* SOURCE EXCERPT *
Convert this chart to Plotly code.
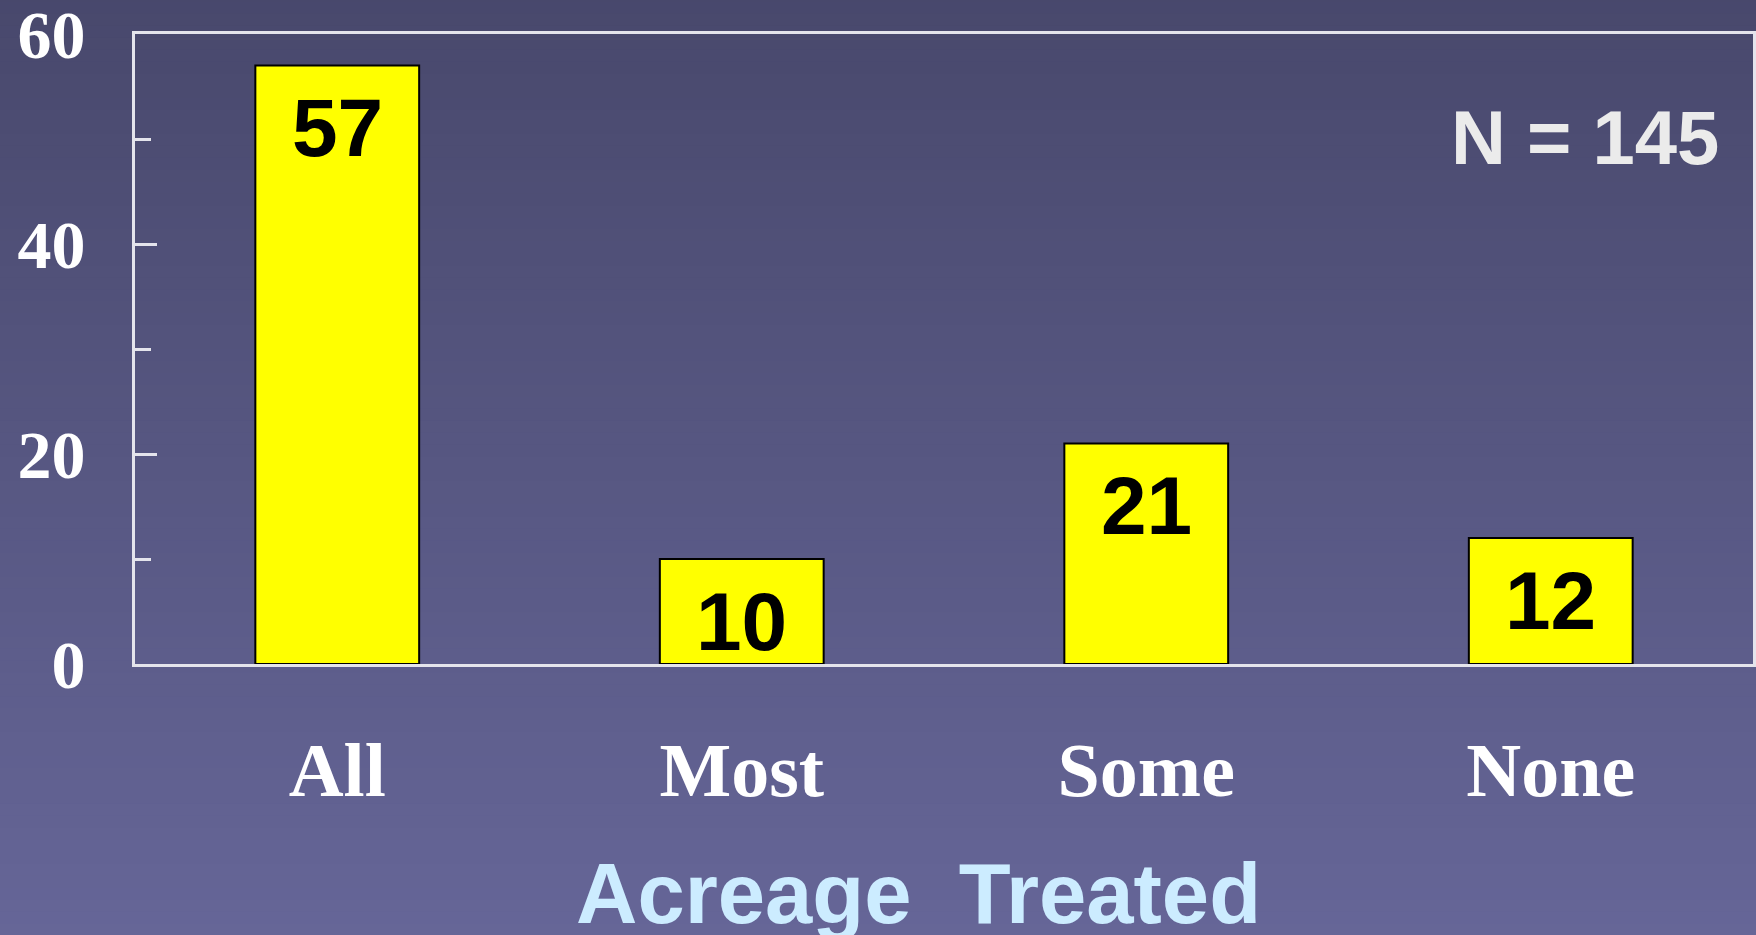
import plotly.graph_objects as go

categories = ["All", "Most", "Some", "None"]
counts = [57, 10, 21, 12]
y_ticks = [0, 20, 40, 60]
sample_note = "N = 145"
axis_title = "Acreage&nbsp;&nbsp;Treated"

fig = go.Figure()

fig.add_trace(go.Bar(
    x=categories,
    y=counts,
    marker=dict(color="#FFFF00", line=dict(color="#000000", width=2)),
    hoverinfo="x+y",
))

# value labels inside the bars
for cat, val in zip(categories, counts):
    fig.add_annotation(
        x=cat, y=val, xref="x", yref="y",
        text=f"<b>{val}</b>", showarrow=False,
        yanchor="middle", yshift=-62,
        font=dict(family="Liberation Sans, Arial", size=82, color="#000000"),
    )

fig.add_annotation(
    x=0.98, y=0.8365, xref="paper", yref="paper",
    text=f"<b>{sample_note}</b>", showarrow=False,
    xanchor="right", yanchor="middle",
    font=dict(family="Liberation Sans, Arial", size=76, color="#EBEBEB"),
)

fig.add_annotation(
    x=0.484, y=-0.365, xref="paper", yref="paper",
    text=f"<b>{axis_title}</b>", showarrow=False,
    xanchor="center", yanchor="middle",
    font=dict(family="Liberation Sans, Arial", size=85, color="#CCECFF"),
)

# vertical gradient background built from thin bands
top_rgb = (0x48, 0x48, 0x6C)
bot_rgb = (0x66, 0x66, 0x98)
n_bands = 80
y_lo, y_hi = -0.45, 1.07
for i in range(n_bands):
    t = i / (n_bands - 1)
    r, g, b = (round(bot_rgb[k] + (top_rgb[k] - bot_rgb[k]) * t) for k in range(3))
    y0 = y_lo + (y_hi - y_lo) * i / n_bands
    y1 = y_lo + (y_hi - y_lo) * (i + 1) / n_bands
    fig.add_shape(
        type="rect", xref="paper", yref="paper",
        x0=-0.1, x1=1.01, y0=y0, y1=y1 + 0.002,
        fillcolor=f"rgb({r},{g},{b})", line=dict(width=0), layer="below",
    )

axis_color = "#E4E4EC"

fig.update_layout(
    width=1756,
    height=935,
    margin=dict(l=135, r=3, t=34, b=271),
    paper_bgcolor="#58588A",
    plot_bgcolor="rgba(0,0,0,0)",
    showlegend=False,
    bargap=0.595,
    xaxis=dict(
        automargin=False,
        showgrid=False,
        showline=True, linecolor=axis_color, linewidth=3, mirror=True,
        ticks="",
        ticklabelstandoff=38,
        tickfont=dict(family="Liberation Serif, Times New Roman", size=76, color="#FFFFFF", weight="bold"),
    ),
    yaxis=dict(
        automargin=False,
        range=[0, 60],
        showgrid=False, zeroline=False,
        showline=True, linecolor=axis_color, linewidth=3, mirror=True,
        tickvals=y_ticks,
        ticks="inside", ticklen=22, tickwidth=3, tickcolor=axis_color,
        minor=dict(dtick=10, ticks="inside", ticklen=16, tickwidth=3, tickcolor=axis_color),
        ticklabelstandoff=33,
        ticklabeloverflow="allow",
        tickfont=dict(family="Liberation Serif, Times New Roman", size=68, color="#FFFFFF", weight="bold"),
    ),
)

fig.write_html(
    "out.html",
    config={"displayModeBar": False},
    post_script="document.body.style.margin='0px';",
)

* SET EXERCISE *
Copy out all of the material exactly as written, without its pictures.

* CORRECT OUTPUT *
Convert this chart to Plotly code.
import plotly.graph_objects as go

categories = ["All", "Most", "Some", "None"]
counts = [57, 10, 21, 12]
y_ticks = [0, 20, 40, 60]
sample_note = "N = 145"
axis_title = "Acreage&nbsp;&nbsp;Treated"

fig = go.Figure()

fig.add_trace(go.Bar(
    x=categories,
    y=counts,
    marker=dict(color="#FFFF00", line=dict(color="#000000", width=2)),
    hoverinfo="x+y",
))

# value labels inside the bars
for cat, val in zip(categories, counts):
    fig.add_annotation(
        x=cat, y=val, xref="x", yref="y",
        text=f"<b>{val}</b>", showarrow=False,
        yanchor="middle", yshift=-62,
        font=dict(family="Liberation Sans, Arial", size=82, color="#000000"),
    )

fig.add_annotation(
    x=0.98, y=0.8365, xref="paper", yref="paper",
    text=f"<b>{sample_note}</b>", showarrow=False,
    xanchor="right", yanchor="middle",
    font=dict(family="Liberation Sans, Arial", size=76, color="#EBEBEB"),
)

fig.add_annotation(
    x=0.484, y=-0.365, xref="paper", yref="paper",
    text=f"<b>{axis_title}</b>", showarrow=False,
    xanchor="center", yanchor="middle",
    font=dict(family="Liberation Sans, Arial", size=85, color="#CCECFF"),
)

# vertical gradient background built from thin bands
top_rgb = (0x48, 0x48, 0x6C)
bot_rgb = (0x66, 0x66, 0x98)
n_bands = 80
y_lo, y_hi = -0.45, 1.07
for i in range(n_bands):
    t = i / (n_bands - 1)
    r, g, b = (round(bot_rgb[k] + (top_rgb[k] - bot_rgb[k]) * t) for k in range(3))
    y0 = y_lo + (y_hi - y_lo) * i / n_bands
    y1 = y_lo + (y_hi - y_lo) * (i + 1) / n_bands
    fig.add_shape(
        type="rect", xref="paper", yref="paper",
        x0=-0.1, x1=1.01, y0=y0, y1=y1 + 0.002,
        fillcolor=f"rgb({r},{g},{b})", line=dict(width=0), layer="below",
    )

axis_color = "#E4E4EC"

fig.update_layout(
    width=1756,
    height=935,
    margin=dict(l=135, r=3, t=34, b=271),
    paper_bgcolor="#58588A",
    plot_bgcolor="rgba(0,0,0,0)",
    showlegend=False,
    bargap=0.595,
    xaxis=dict(
        automargin=False,
        showgrid=False,
        showline=True, linecolor=axis_color, linewidth=3, mirror=True,
        ticks="",
        ticklabelstandoff=38,
        tickfont=dict(family="Liberation Serif, Times New Roman", size=76, color="#FFFFFF", weight="bold"),
    ),
    yaxis=dict(
        automargin=False,
        range=[0, 60],
        showgrid=False, zeroline=False,
        showline=True, linecolor=axis_color, linewidth=3, mirror=True,
        tickvals=y_ticks,
        ticks="inside", ticklen=22, tickwidth=3, tickcolor=axis_color,
        minor=dict(dtick=10, ticks="inside", ticklen=16, tickwidth=3, tickcolor=axis_color),
        ticklabelstandoff=33,
        ticklabeloverflow="allow",
        tickfont=dict(family="Liberation Serif, Times New Roman", size=68, color="#FFFFFF", weight="bold"),
    ),
)

fig.write_html(
    "out.html",
    config={"displayModeBar": False},
    post_script="document.body.style.margin='0px';",
)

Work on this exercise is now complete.